#### [Aim of the task]
Skip any picture you find and retype all the remaining lines exactly.

====== Stored data

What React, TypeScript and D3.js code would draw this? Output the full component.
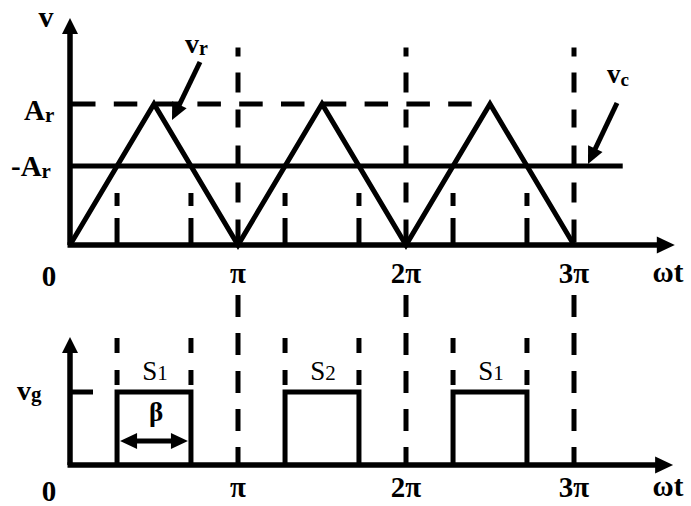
import React from "react";
import * as d3 from "d3";

// time values are in units of π
const periodTicks = [0, 1, 2, 3];
const periodLabels = ["0", "π", "2π", "3π"];
const refTimes = [0, 0.5, 1, 1.5, 2, 2.5, 3];
const refValues = [0, 1, 0, 1, 0, 1, 0];
const carrierLevel = 0.56;
const crossTimes = [0.28, 0.72, 1.28, 1.72, 2.28, 2.72];
const pulseStarts = [0.28, 1.28, 2.28];
const pulseEnds = [0.72, 1.72, 2.72];
const pulseNames = ["1", "2", "1"];
const gateLevel = 1;

const W = 691;
const H = 506;
const FONT = "'Liberation Serif', 'Times New Roman', serif";
const SW = 5;

const x = d3.scaleLinear().domain([0, 3]).range([70, 574]);
const yTop = d3.scaleLinear().domain([0, 1]).range([245, 104]);
const yBot = d3.scaleLinear().domain([0, 1]).range([465, 392]);

const arrowHead = (x1: number, y1: number, x2: number, y2: number, len = 16, half = 7.5) => {
  const a = Math.atan2(y2 - y1, x2 - x1);
  const bx = x2 - len * Math.cos(a);
  const by = y2 - len * Math.sin(a);
  const px = -Math.sin(a) * half;
  const py = Math.cos(a) * half;
  return `M${x2},${y2}L${bx + px},${by + py}L${bx - px},${by - py}Z`;
};

const Arrow = ({ x1, y1, x2, y2, w = SW, len = 16, half = 7.5 }: any) => {
  const a = Math.atan2(y2 - y1, x2 - x1);
  return (
    <g>
      <line x1={x1} y1={y1} x2={x2 - (len - 2) * Math.cos(a)} y2={y2 - (len - 2) * Math.sin(a)} stroke="#000" strokeWidth={w} />
      <path d={arrowHead(x1, y1, x2, y2, len, half)} fill="#000" />
    </g>
  );
};

const App = () => {
  const refLine = d3
    .line<number>()
    .x((_, i) => x(refTimes[i]))
    .y((d) => yTop(d));

  const bold = { fontFamily: FONT, fontWeight: 700 as const };

  return (
    <svg width={W} height={H} style={{ position: "absolute", left: 0, top: 0, background: "#fff" }}>
      {/* ---------- top panel ---------- */}
      {/* vertical dashed lines at π, 2π, 3π */}
      {periodTicks.slice(1).map((t) => (
        <line key={"vt" + t} x1={x(t)} x2={x(t)} y1={yTop(1.4)} y2={yTop(0)} stroke="#000" strokeWidth={5} strokeDasharray="9,16,20,17,18,18,19,18,20,17,23" />
      ))}
      {/* crossing dashed lines */}
      {crossTimes.map((t) => (
        <line key={"ct" + t} x1={x(t)} x2={x(t)} y1={yTop(carrierLevel)} y2={yTop(0)} stroke="#000" strokeWidth={SW} strokeDasharray="0,27,13,12,26" />
      ))}
      {/* A_r dashed level */}
      <line x1={72} x2={474} y1={yTop(1)} y2={yTop(1)} stroke="#000" strokeWidth={5} strokeDasharray="23.5,18.3" />
      {/* carrier */}
      <line x1={x(0)} x2={x(3.29)} y1={yTop(carrierLevel)} y2={yTop(carrierLevel)} stroke="#000" strokeWidth={SW} />
      {/* reference triangle */}
      <path d={refLine(refValues) || ""} fill="none" stroke="#000" strokeWidth={SW} strokeLinejoin="miter" />
      {/* axes */}
      <Arrow x1={x(0)} y1={yTop(0)} x2={x(0)} y2={18} w={5.5} len={16} half={8} />
      <Arrow x1={x(0) - 2.5} y1={yTop(0)} x2={x(3.6)} y2={yTop(0)} w={5.5} len={18} half={8.5} />

      {/* labels */}
      <text x={46} y={27} fontSize={30} textAnchor="middle" {...bold}>v</text>
      <text x={185} y={53} fontSize={28} {...bold}>
        v<tspan fontSize={20} dy={2}>r</tspan>
      </text>
      <Arrow x1={200} y1={62} x2={172} y2={120} len={17} half={8} />
      <text x={24} y={120} fontSize={29} {...bold}>
        A<tspan fontSize={21} dy={2}>r</tspan>
      </text>
      <text x={11} y={176} fontSize={29} {...bold}>
        -A<tspan fontSize={21} dy={2}>r</tspan>
      </text>
      <text x={607} y={83} fontSize={27} {...bold}>
        v<tspan fontSize={19} dy={3}>c</tspan>
      </text>
      <Arrow x1={617} y1={103} x2={588} y2={164} len={17} half={8} />

      {periodTicks.map((t, i) => (
        <text key={"tl" + t} x={i === 0 ? 49 : x(t)} y={i === 0 ? 286 : 283} fontSize={29} textAnchor="middle" {...bold}>
          {periodLabels[i]}
        </text>
      ))}
      <text x={668} y={282} fontSize={29} textAnchor="middle" {...bold}>ωt</text>

      {/* ---------- bottom panel ---------- */}
      {periodTicks.slice(1).map((t) => (
        <line key={"vb" + t} x1={x(t)} x2={x(t)} y1={295} y2={yBot(0)} stroke="#000" strokeWidth={5} strokeDasharray="22,16" />
      ))}
      {crossTimes.map((t) => (
        <line key={"cb" + t} x1={x(t)} x2={x(t)} y1={338} y2={yBot(gateLevel)} stroke="#000" strokeWidth={SW} strokeDasharray="15,17" />
      ))}
      {pulseStarts.map((s, i) => (
        <path
          key={"p" + i}
          d={`M${x(s)},${yBot(0)}V${yBot(gateLevel)}H${x(pulseEnds[i])}V${yBot(0)}`}
          fill="none"
          stroke="#000"
          strokeWidth={SW}
        />
      ))}
      {pulseStarts.map((s, i) => (
        <text key={"pl" + i} x={(x(s) + x(pulseEnds[i])) / 2 + 1} y={380} fontSize={27} textAnchor="middle" fontFamily={FONT}>
          S<tspan fontSize={21}>{pulseNames[i]}</tspan>
        </text>
      ))}
      {/* β double arrow */}
      <g>
        <line x1={x(pulseStarts[0]) + 14} x2={x(pulseEnds[0]) - 14} y1={441} y2={441} stroke="#000" strokeWidth={SW} />
        <path d={arrowHead(x(pulseEnds[0]), 441, x(pulseStarts[0]) + 3, 441, 17, 8)} fill="#000" />
        <path d={arrowHead(x(pulseStarts[0]), 441, x(pulseEnds[0]) - 3, 441, 17, 8)} fill="#000" />
      </g>
      <text x={(x(pulseStarts[0]) + x(pulseEnds[0])) / 2 + 2} y={421} fontSize={27} textAnchor="middle" {...bold}>β</text>

      {/* gate level tick */}
      <line x1={x(0)} x2={93} y1={yBot(gateLevel)} y2={yBot(gateLevel)} stroke="#000" strokeWidth={SW} />
      {/* axes */}
      <Arrow x1={x(0)} y1={yBot(0)} x2={x(0)} y2={337} w={5.5} len={16} half={8} />
      <Arrow x1={x(0) - 2.5} y1={yBot(0)} x2={x(3.59)} y2={yBot(0)} w={5.5} len={18} half={8.5} />

      <text x={17} y={400} fontSize={28} {...bold}>
        v<tspan fontSize={21} dy={1}>g</tspan>
      </text>
      {periodTicks.map((t, i) => (
        <text key={"bl" + t} x={i === 0 ? 49 : x(t)} y={i === 0 ? 501 : 497} fontSize={29} textAnchor="middle" {...bold}>
          {periodLabels[i]}
        </text>
      ))}
      <text x={668} y={496} fontSize={29} textAnchor="middle" {...bold}>ωt</text>
    </svg>
  );
};

export default App;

============

#### [Finished exercise]
What React, TypeScript and D3.js code would draw this? Output the full component.
import React from "react";
import * as d3 from "d3";

// time values are in units of π
const periodTicks = [0, 1, 2, 3];
const periodLabels = ["0", "π", "2π", "3π"];
const refTimes = [0, 0.5, 1, 1.5, 2, 2.5, 3];
const refValues = [0, 1, 0, 1, 0, 1, 0];
const carrierLevel = 0.56;
const crossTimes = [0.28, 0.72, 1.28, 1.72, 2.28, 2.72];
const pulseStarts = [0.28, 1.28, 2.28];
const pulseEnds = [0.72, 1.72, 2.72];
const pulseNames = ["1", "2", "1"];
const gateLevel = 1;

const W = 691;
const H = 506;
const FONT = "'Liberation Serif', 'Times New Roman', serif";
const SW = 5;

const x = d3.scaleLinear().domain([0, 3]).range([70, 574]);
const yTop = d3.scaleLinear().domain([0, 1]).range([245, 104]);
const yBot = d3.scaleLinear().domain([0, 1]).range([465, 392]);

const arrowHead = (x1: number, y1: number, x2: number, y2: number, len = 16, half = 7.5) => {
  const a = Math.atan2(y2 - y1, x2 - x1);
  const bx = x2 - len * Math.cos(a);
  const by = y2 - len * Math.sin(a);
  const px = -Math.sin(a) * half;
  const py = Math.cos(a) * half;
  return `M${x2},${y2}L${bx + px},${by + py}L${bx - px},${by - py}Z`;
};

const Arrow = ({ x1, y1, x2, y2, w = SW, len = 16, half = 7.5 }: any) => {
  const a = Math.atan2(y2 - y1, x2 - x1);
  return (
    <g>
      <line x1={x1} y1={y1} x2={x2 - (len - 2) * Math.cos(a)} y2={y2 - (len - 2) * Math.sin(a)} stroke="#000" strokeWidth={w} />
      <path d={arrowHead(x1, y1, x2, y2, len, half)} fill="#000" />
    </g>
  );
};

const App = () => {
  const refLine = d3
    .line<number>()
    .x((_, i) => x(refTimes[i]))
    .y((d) => yTop(d));

  const bold = { fontFamily: FONT, fontWeight: 700 as const };

  return (
    <svg width={W} height={H} style={{ position: "absolute", left: 0, top: 0, background: "#fff" }}>
      {/* ---------- top panel ---------- */}
      {/* vertical dashed lines at π, 2π, 3π */}
      {periodTicks.slice(1).map((t) => (
        <line key={"vt" + t} x1={x(t)} x2={x(t)} y1={yTop(1.4)} y2={yTop(0)} stroke="#000" strokeWidth={5} strokeDasharray="9,16,20,17,18,18,19,18,20,17,23" />
      ))}
      {/* crossing dashed lines */}
      {crossTimes.map((t) => (
        <line key={"ct" + t} x1={x(t)} x2={x(t)} y1={yTop(carrierLevel)} y2={yTop(0)} stroke="#000" strokeWidth={SW} strokeDasharray="0,27,13,12,26" />
      ))}
      {/* A_r dashed level */}
      <line x1={72} x2={474} y1={yTop(1)} y2={yTop(1)} stroke="#000" strokeWidth={5} strokeDasharray="23.5,18.3" />
      {/* carrier */}
      <line x1={x(0)} x2={x(3.29)} y1={yTop(carrierLevel)} y2={yTop(carrierLevel)} stroke="#000" strokeWidth={SW} />
      {/* reference triangle */}
      <path d={refLine(refValues) || ""} fill="none" stroke="#000" strokeWidth={SW} strokeLinejoin="miter" />
      {/* axes */}
      <Arrow x1={x(0)} y1={yTop(0)} x2={x(0)} y2={18} w={5.5} len={16} half={8} />
      <Arrow x1={x(0) - 2.5} y1={yTop(0)} x2={x(3.6)} y2={yTop(0)} w={5.5} len={18} half={8.5} />

      {/* labels */}
      <text x={46} y={27} fontSize={30} textAnchor="middle" {...bold}>v</text>
      <text x={185} y={53} fontSize={28} {...bold}>
        v<tspan fontSize={20} dy={2}>r</tspan>
      </text>
      <Arrow x1={200} y1={62} x2={172} y2={120} len={17} half={8} />
      <text x={24} y={120} fontSize={29} {...bold}>
        A<tspan fontSize={21} dy={2}>r</tspan>
      </text>
      <text x={11} y={176} fontSize={29} {...bold}>
        -A<tspan fontSize={21} dy={2}>r</tspan>
      </text>
      <text x={607} y={83} fontSize={27} {...bold}>
        v<tspan fontSize={19} dy={3}>c</tspan>
      </text>
      <Arrow x1={617} y1={103} x2={588} y2={164} len={17} half={8} />

      {periodTicks.map((t, i) => (
        <text key={"tl" + t} x={i === 0 ? 49 : x(t)} y={i === 0 ? 286 : 283} fontSize={29} textAnchor="middle" {...bold}>
          {periodLabels[i]}
        </text>
      ))}
      <text x={668} y={282} fontSize={29} textAnchor="middle" {...bold}>ωt</text>

      {/* ---------- bottom panel ---------- */}
      {periodTicks.slice(1).map((t) => (
        <line key={"vb" + t} x1={x(t)} x2={x(t)} y1={295} y2={yBot(0)} stroke="#000" strokeWidth={5} strokeDasharray="22,16" />
      ))}
      {crossTimes.map((t) => (
        <line key={"cb" + t} x1={x(t)} x2={x(t)} y1={338} y2={yBot(gateLevel)} stroke="#000" strokeWidth={SW} strokeDasharray="15,17" />
      ))}
      {pulseStarts.map((s, i) => (
        <path
          key={"p" + i}
          d={`M${x(s)},${yBot(0)}V${yBot(gateLevel)}H${x(pulseEnds[i])}V${yBot(0)}`}
          fill="none"
          stroke="#000"
          strokeWidth={SW}
        />
      ))}
      {pulseStarts.map((s, i) => (
        <text key={"pl" + i} x={(x(s) + x(pulseEnds[i])) / 2 + 1} y={380} fontSize={27} textAnchor="middle" fontFamily={FONT}>
          S<tspan fontSize={21}>{pulseNames[i]}</tspan>
        </text>
      ))}
      {/* β double arrow */}
      <g>
        <line x1={x(pulseStarts[0]) + 14} x2={x(pulseEnds[0]) - 14} y1={441} y2={441} stroke="#000" strokeWidth={SW} />
        <path d={arrowHead(x(pulseEnds[0]), 441, x(pulseStarts[0]) + 3, 441, 17, 8)} fill="#000" />
        <path d={arrowHead(x(pulseStarts[0]), 441, x(pulseEnds[0]) - 3, 441, 17, 8)} fill="#000" />
      </g>
      <text x={(x(pulseStarts[0]) + x(pulseEnds[0])) / 2 + 2} y={421} fontSize={27} textAnchor="middle" {...bold}>β</text>

      {/* gate level tick */}
      <line x1={x(0)} x2={93} y1={yBot(gateLevel)} y2={yBot(gateLevel)} stroke="#000" strokeWidth={SW} />
      {/* axes */}
      <Arrow x1={x(0)} y1={yBot(0)} x2={x(0)} y2={337} w={5.5} len={16} half={8} />
      <Arrow x1={x(0) - 2.5} y1={yBot(0)} x2={x(3.59)} y2={yBot(0)} w={5.5} len={18} half={8.5} />

      <text x={17} y={400} fontSize={28} {...bold}>
        v<tspan fontSize={21} dy={1}>g</tspan>
      </text>
      {periodTicks.map((t, i) => (
        <text key={"bl" + t} x={i === 0 ? 49 : x(t)} y={i === 0 ? 501 : 497} fontSize={29} textAnchor="middle" {...bold}>
          {periodLabels[i]}
        </text>
      ))}
      <text x={668} y={496} fontSize={29} textAnchor="middle" {...bold}>ωt</text>
    </svg>
  );
};

export default App;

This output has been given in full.